Though the anti-diversity dynamics of Muslim nationalism were, by and large, successful in keeping this ideology’s more radical advocates at bay, the 1971 East Pakistan debacle left this ideology vulnerable to the influence of what was once dismissed as being the Islamist fringe. Gradually, especially with the arrival of the dictatorship of General Ziaul Haq, the ideology’s early modernist dictum of modernising Islam was turned on its head when the new ideologues decided to Islamise the modern. Sir Syed gave way to Abul Ala Mawdudi.
The kind of theological, political and cultural damage this long-winded attitude has inflicted in the past three decades has made the state and governments of Pakistan willing hostages to the abrasive and reactionary ways of the puritanical ideologues. What’s more, today, even some of the most educated young Pakistanis have lost the capacity to question what is dished out to them as Islamic/Pakistani history and ideology. We are still not prepared to face an obvious truth that may put the very essence and foundation of our so-called ideology into question.
Has not this ideology — first of modernist ‘One Unit’ Islam, and then the exhibitionistic and militaristic version of it — completely failed to achieve what it wanted to? That is, to turn a diverse Pakistan into a united, ideological whole based on religion? It was always an over-ambitious and Utopian task. We were never ‘one people’ in the organic sense of the word. The majority of us were Muslims (and still are), but our understanding of the faith is intricately linked to and informed by the cultural moorings of our own distinct ethnicities and sects.
Laws and policies cannot be made to succeed based upon the simple idea that all Muslims believe in the same God and the same book. What passes as Islamic law in certain Arab countries would be an anachronism in Pakistan. In the same way, what may be a success (as an Islamic law) in certain areas of the Deobandi dominated Khyber Pakhtunkhwa could be offensive to the Barelvi or Shia dominated areas of the Punjab and Sindh. There has never been a consensus among the sects and ethnicities of Pakistan about the ideology of Pakistan. How can there be?
Shouldn’t the consensus be more about recognising the ethnic and sectarian diversity of this country, giving all the democratic participants of this diversity as much autonomy as possible (through a fair democratic process) to take responsibility of just how much religion, or what sort of religion (if at all), would every ethnicity and sect want to use in their respective communities’ politics and society?

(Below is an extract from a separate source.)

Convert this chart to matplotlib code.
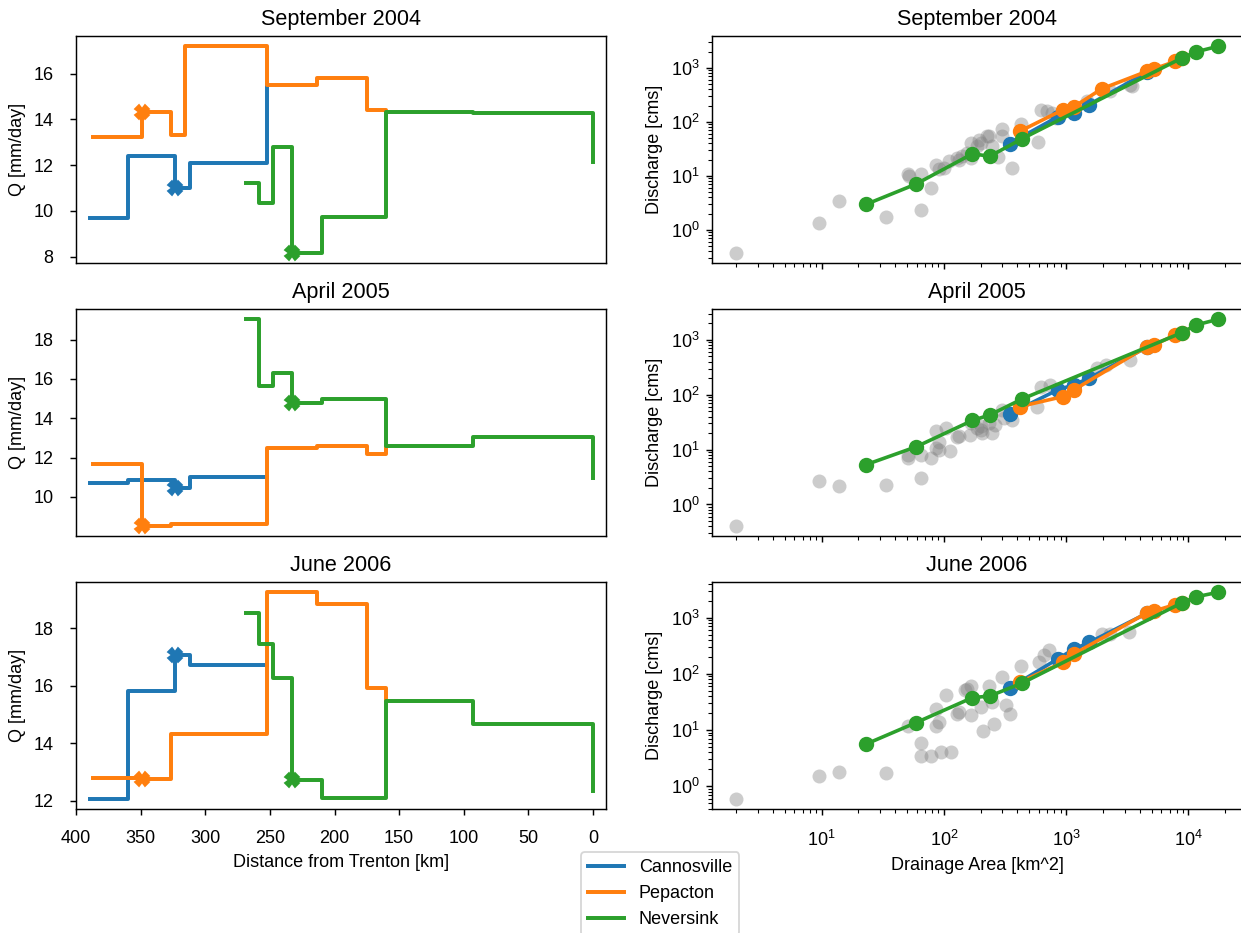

The state’s role should be to make sure that such a national consensus holds and that none of the state’s institutions is allowed to identify with any one ethnic or sectarian group or its ideology.
We have to finally recognise (on an official level) that we live in a land of manifold ethnicities and multiple interpretations of Islam. This phenomenon has to be harnessed and celebrated, not repressed or be afraid of. This kind of repression has produced nothing but an ideological neurosis that we suffer from today.